饒彰風指出,港英當局雖揚言“要把香港建成東方的民主櫥窗”[1],但問題可不那麼簡單。目前國民黨政權還與英國有外交關係,在港駐有國民黨政權的代表,港九還潛伏著國民黨特務,對五七兩隊來香港不會不知道;以後“中藝”還要去南洋各地,那些國家都駐有國民黨政權的使節,五七兩隊是國民黨的眼中釘,一個月前還要抓五七兩隊,能不破壞刁難嗎?饒彰風要中藝先在香港搞幾場演出,把政治色彩沖淡一點,不能演出像《豔芳酒家》(一出揭露國民黨軍隊腐敗,導致倫常慘劇的話劇)和《還鄉淚》等直接刺向國民黨的劇目。演出名義、地點要好好考慮,這裡頭的學問大哩。一定要在人們的心目中慢慢造成“中藝”與原五七隊毫無關係,只是戰後在香港新成立的職業演出團體,這樣才便於衝出去。這和夏衍的意見不謀而合。兩天前丁波去找夏衍,談到要演出《豔芳酒家》和《還鄉淚》時,夏衍也批評說:“你們想幹什麼!”

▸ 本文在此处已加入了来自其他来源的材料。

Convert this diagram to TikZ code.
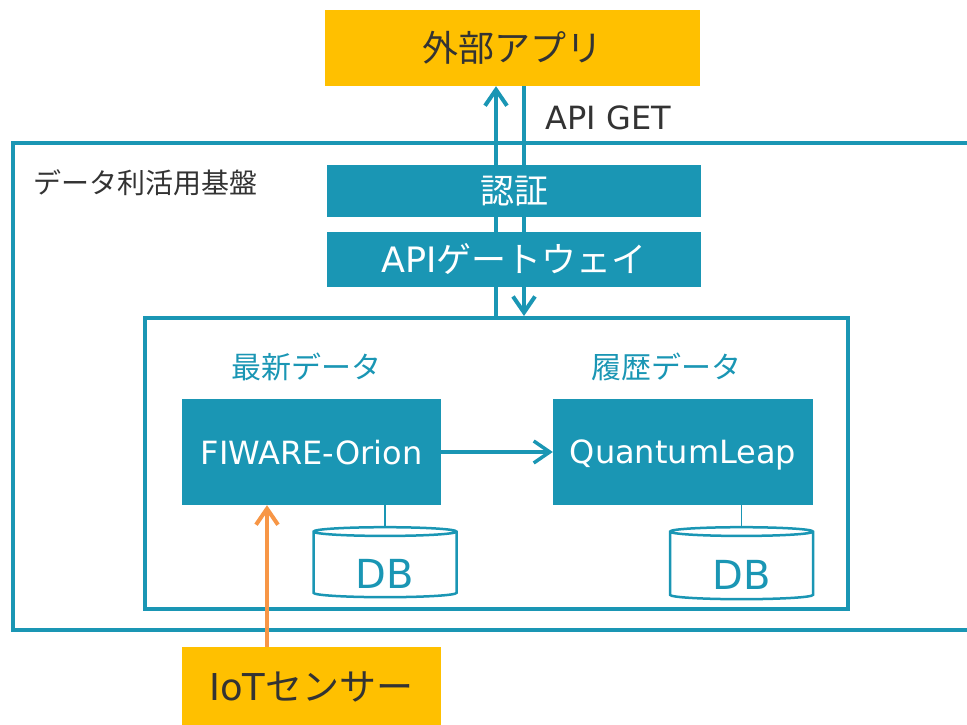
\documentclass[tikz,border=0pt]{standalone}
\usepackage{fontspec}
\setmainfont{Noto Sans CJK JP}
\newfontfamily\latfont{DejaVu Sans}
\usetikzlibrary{arrows.meta,shapes.geometric}
\definecolor{fwteal}{HTML}{1A96B4}
\definecolor{fwgold}{HTML}{FFC000}
\definecolor{fworange}{HTML}{F79646}
\definecolor{fwtext}{HTML}{333333}
\newcommand{\fsz}[1]{\fontsize{#1}{#1}\selectfont}

\begin{document}
\begin{tikzpicture}[x=1pt,y=-1pt,
    frame/.style={draw=fwteal,line width=4pt},
    goldbox/.style={fill=fwgold,text=fwtext,inner sep=0pt},
    tealbox/.style={fill=fwteal,text=white,inner sep=0pt},
    dbcyl/.style={cylinder,shape border rotate=90,aspect=0.15,draw=fwteal,line width=2.5pt,
        fill=white,text=fwteal,minimum width=143pt,minimum height=70pt,inner sep=0pt,
        text height=46pt,text depth=0pt,font=\latfont\fsz{40}},
    flow/.style={draw=fwteal,line width=4pt,-{Straight Barb[length=16pt,width=22pt]}},
    sensorflow/.style={draw=fworange,line width=4pt,-{Straight Barb[length=16pt,width=22pt]}},
    dblink/.style={draw=fwteal,line width=1.5pt}]
    \useasboundingbox (0,0) rectangle (967,725);
    \clip (0,0) rectangle (967,725);
    % platform frames
    \draw[frame] (13,143) rectangle (995,630);
    \node[anchor=west,text=fwtext,font=\fsz{28}] (platform) at (30,183) {データ利活用基盤};
    \node[frame,minimum width=703pt,minimum height=291pt] (core) at (496.5,463.5) {};
    \node[goldbox,minimum width=375pt,minimum height=76pt,font=\fsz{36}] (app) at (512.5,48) {外部アプリ};
    \node[anchor=west,text=fwtext,font=\latfont\fsz{32}] (getlbl) at (542,118) {API GET};
    % request / response
    \coordinate (upx) at (496,0);
    \coordinate (downx) at (524,0);
    \draw[flow] (core.north -| upx) -- (app.south -| upx);
    \draw[flow] (app.south -| downx) -- (core.north -| downx);
    \node[tealbox,minimum width=374pt,minimum height=52pt,font=\fsz{34}] (auth) at (514,191) {認証};
    \node[tealbox,minimum width=374pt,minimum height=55pt,font=\fsz{35}] (gw) at (514,259.5) {{\latfont API}ゲートウェイ};
    % data stores
    \node[text=fwteal,font=\fsz{30}] (latest) at (306,367) {最新データ};
    \node[text=fwteal,font=\fsz{30}] (history) at (666,367) {履歴データ};
    \node[tealbox,minimum width=259pt,minimum height=106pt,text depth=0pt,font=\latfont\fsz{32}] (orion) at (311.5,452) {FIWARE-Orion};
    \node[tealbox,minimum width=260pt,minimum height=106pt,text depth=0pt,font=\latfont\fsz{32}] (ql) at (683,452) {QuantumLeap};
    \draw[flow,line width=3.5pt] (orion) -- (ql);
    \node[dbcyl] (db1) at (385,565) {DB};
    \node[dbcyl,minimum height=72pt] (db2) at (741.5,566) {DB};
    \draw[dblink] (orion.south -| db1) -- (db1.north);
    \draw[dblink] (ql.south -| db2) -- (db2.north);
    % sensor
    \node[goldbox,minimum width=259pt,minimum height=80pt,font=\fsz{37}] (iot) at (311.5,687) {{\latfont IoT}センサー};
    \coordinate (sensx) at (267,0);
    \draw[sensorflow] (iot.north -| sensx) -- (orion.south -| sensx);
\end{tikzpicture}
\end{document}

他們的話使父親想起抗日戰爭時如何迂回曲折地在國統區堅持鬥爭的往事,悟出在新環境中該如何做。他們決定以演出歌舞為主,加一出反映農村反漢奸的歌劇。香港也遭受了日本帝國主義的蹂躪[2],香港市民是日本軍國主義的直接受害者,不會反對這樣的劇目。有些節目七隊雖演唱過,如《客家山歌》、《新疆舞》、《阿細跳月》、《藍色的多瑙河》等,但沒有什麼政治色彩,完全可以演。

194510日军签署投降书

(圖二:日本在香港的軍政府簽署投降書。網路老照片,如有侵權請聯繫刪除。)

向饒彰風彙報後,他同意了,並說,再在演出名義和演出場地上做點文章。

自9月1日中藝成立到ll月下旬,他們先後演出三次,一次比一次更成功令香港中上層社會認同中藝只是一個追求藝術、靠票房收入維持的職業劇社。

劇宣五隊的鄭達在紀念文章《中藝成立前後》回憶:“五七兩個隊成員是初次合作,相互間的不理解不協調自然難免。比如在演出劇目的摸索中,當首演大型話劇《牛郎織女》得不到觀眾的喜歡,賠了老本時,兩個隊的一些人就相互埋怨和指責起來,要不是老前輩夏衍給我們開會做團結工作,引導我們為準備去南洋作巡迴演出而多排練歌舞節目,並終於以歌、舞、劇大會串的形式,在香港取得演出成功的話,那中藝又怎能統一自己成員的認識,找到一條自己應走的演出路子呢?因而那時候,吳荻舟的社長擔子,是不容易挑的,但他卻很好的挑了過來。在那些困難的日子裡,他給我的印象始終是不急不躁、不慌不忙,一副沉著穩重的神態,他那老大哥形象,在我心目中可是越來越鮮明了。”

1997年前後,我曾奉母親之命前去請鄭達叔叔為父親的紀念集《吳荻舟》寫序,他慨然允諾,除了和另一位叔叔楊應彬一起寫《堅強的文化戰士(代序)》外,還寫了這篇《中藝成立前後》,這是後話。

[1] 戰前的香港總督楊慕琦1946年5月復職,提出政制改革,給市民更多參與管治的機會。後任港督葛量洪1947年7月就推翻了楊慕琦方案。

[2]日本佔領香港的時期由1941年12月25日港督楊慕琦投降算起,至1945年8月15日日本無條件投降,歷時三年零八個月。日本佔領香港後市民在安全、民生及經濟等方面皆受盡摧殘,直到今天仍然有市民和日本政府就“香港軍票案”打官司,也留下戰壕、防空洞等戰時遺跡。